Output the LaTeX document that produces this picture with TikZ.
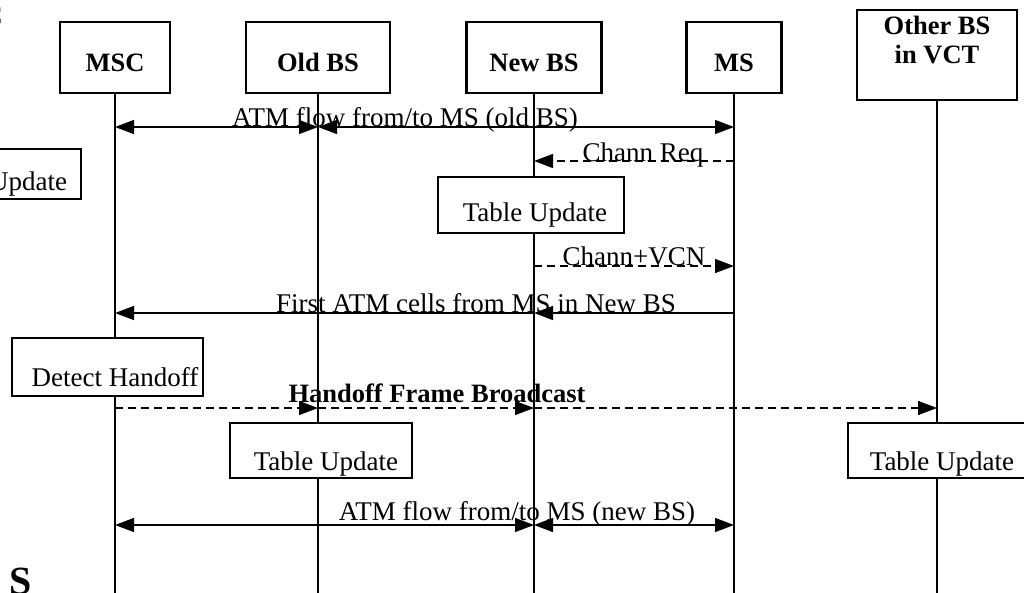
\documentclass[tikz,border=0pt]{standalone}
\usepackage{fontspec}
\setmainfont{Liberation Serif}
\usetikzlibrary{arrows.meta}
\begin{document}
\begin{tikzpicture}[x=1pt,y=-1pt,
  every node/.style={font=\fontsize{27}{29}\selectfont},
  hdr/.style={draw, fill=white, line width=2.8pt, inner sep=0pt},
  act/.style={draw, fill=white, line width=2.8pt, inner sep=0pt},
  txt/.style={anchor=base, inner sep=0pt},
  ttl/.style={anchor=base, inner sep=0pt, font=\fontsize{26.5}{29}\selectfont\bfseries},
  life/.style={line width=1.3pt},
  tip/.tip={Triangle[length=19pt,width=14pt]},
  msg/.style={line width=1.3pt, -tip},
  msgd/.style={msg, dash pattern=on 8pt off 5pt},
  both/.style={line width=1.3pt, tip-tip},
]
\useasboundingbox (0,0) rectangle (1024,592);
\clip (0,0) rectangle (1024,592);

% participant heads
\node[hdr, minimum width=110pt, minimum height=71pt] (msc) at (115,57.5) {};
\node[hdr, minimum width=144pt, minimum height=71pt] (old) at (318,57.5) {};
\node[hdr, minimum width=135pt, minimum height=71pt] (new) at (534,57.5) {};
\node[hdr, minimum width=95pt,  minimum height=71pt] (ms)  at (734,57.5) {};
\node[hdr, minimum width=160pt, minimum height=90pt] (oth) at (937,55) {};

% lifelines
\coordinate (eMSC) at (115,600);
\coordinate (eOld) at (318,600);
\coordinate (eNew) at (534,600);
\coordinate (eMS)  at (734,600);
\coordinate (eOth) at (937,600);
\draw[life] (msc.south) -- (eMSC);
\draw[life] (old.south) -- (eOld);
\draw[life] (new.south) -- (eNew);
\draw[life] (ms.south)  -- (eMS);
\draw[life] (oth.south) -- (eOth);

\node[ttl] (mscT) at (115,71) {MSC};
\node[ttl] (oldT) at (318,71) {Old BS};
\node[ttl] (newT) at (534,71) {New BS};
\node[ttl] (msT)  at (734,71) {MS};
\node[ttl] (othT1) at (937,34) {Other BS};
\node[ttl] (othT2) at (937,63) {in VCT};

% message anchor points on the lifelines
\coordinate (a1) at (115,127); \coordinate (b1) at (318,127); \coordinate (c1) at (734,127);
\coordinate (a2) at (734,161); \coordinate (b2) at (534,161);
\coordinate (a3) at (534,266); \coordinate (b3) at (734,266);
\coordinate (a4) at (734,313); \coordinate (b4) at (534,313); \coordinate (c4) at (115,313);
\coordinate (a5) at (115,408); \coordinate (b5) at (318,408); \coordinate (c5) at (534,408); \coordinate (d5) at (937,408);
\coordinate (a6) at (115,525); \coordinate (b6) at (534,525); \coordinate (c6) at (734,525);

% messages
\draw[both] (a1) -- (b1);
\draw[both] (b1) -- (c1);
\node[txt] (l1) at (405,126) {ATM flow from/to MS (old BS)};

\draw[msgd] (a2) -- (b2);
\node[txt] (l2) at (643,161) {Chann Req};

\draw[msgd] (a3) -- (b3);
\node[txt] (l3) at (634,265) {Chann+VCN};

\draw[msg] (a4) -- (b4);
\draw[msg] (b4) -- (c4);
\node[txt] (l4) at (476,312) {First ATM cells from MS in New BS};

\draw[msgd] (a5) -- (b5);
\draw[msgd] (b5) -- (c5);
\draw[msgd] (c5) -- (d5);
\node[ttl] (l5) at (437,402) {Handoff Frame Broadcast};

\draw[both] (a6) -- (b6);
\draw[both] (b6) -- (c6);
\node[txt] (l6) at (517,520) {ATM flow from/to MS (new BS)};

% local actions
\node[act, minimum width=186pt, minimum height=50pt] (tu0) at (-12,174) {};
\node[txt] (tu0T) at (-5,190) {Table Update};
\node[act, minimum width=186pt, minimum height=56pt] (tu1) at (531,205) {};
\node[txt] (tu1T) at (535,221) {Table Update};
\node[act, minimum width=191pt, minimum height=58pt] (dh) at (107.5,367) {};
\node[txt] (dhT) at (115,386) {Detect Handoff};
\node[act, minimum width=182pt, minimum height=55pt] (tu2) at (321,450.5) {};
\node[txt] (tu2T) at (326,470) {Table Update};
\node[act, minimum width=186pt, minimum height=55pt] (tu3) at (941,450.5) {};
\node[txt] (tu3T) at (942,470) {Table Update};

% edge letters
\node[anchor=base east, inner sep=0pt, font=\fontsize{26.5}{29}\selectfont\bfseries] (eC) at (3,24) {C};
\node[anchor=base west, inner sep=0pt, font=\fontsize{40}{42}\selectfont\bfseries] (eS) at (9,594) {S};
\end{tikzpicture}
\end{document}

§ Task prompt:
Would you reproduce the lines above, from the very first through the line containing "minimum width=160pt, minimum", exactly and without the pictures?

§ Output for this exercise:
Output the LaTeX document that produces this picture with TikZ.
\documentclass[tikz,border=0pt]{standalone}
\usepackage{fontspec}
\setmainfont{Liberation Serif}
\usetikzlibrary{arrows.meta}
\begin{document}
\begin{tikzpicture}[x=1pt,y=-1pt,
  every node/.style={font=\fontsize{27}{29}\selectfont},
  hdr/.style={draw, fill=white, line width=2.8pt, inner sep=0pt},
  act/.style={draw, fill=white, line width=2.8pt, inner sep=0pt},
  txt/.style={anchor=base, inner sep=0pt},
  ttl/.style={anchor=base, inner sep=0pt, font=\fontsize{26.5}{29}\selectfont\bfseries},
  life/.style={line width=1.3pt},
  tip/.tip={Triangle[length=19pt,width=14pt]},
  msg/.style={line width=1.3pt, -tip},
  msgd/.style={msg, dash pattern=on 8pt off 5pt},
  both/.style={line width=1.3pt, tip-tip},
]
\useasboundingbox (0,0) rectangle (1024,592);
\clip (0,0) rectangle (1024,592);

% participant heads
\node[hdr, minimum width=110pt, minimum height=71pt] (msc) at (115,57.5) {};
\node[hdr, minimum width=144pt, minimum height=71pt] (old) at (318,57.5) {};
\node[hdr, minimum width=135pt, minimum height=71pt] (new) at (534,57.5) {};
\node[hdr, minimum width=95pt,  minimum height=71pt] (ms)  at (734,57.5) {};
\node[hdr, minimum width=160pt, minimum height=90pt] (oth) at (937,55) {};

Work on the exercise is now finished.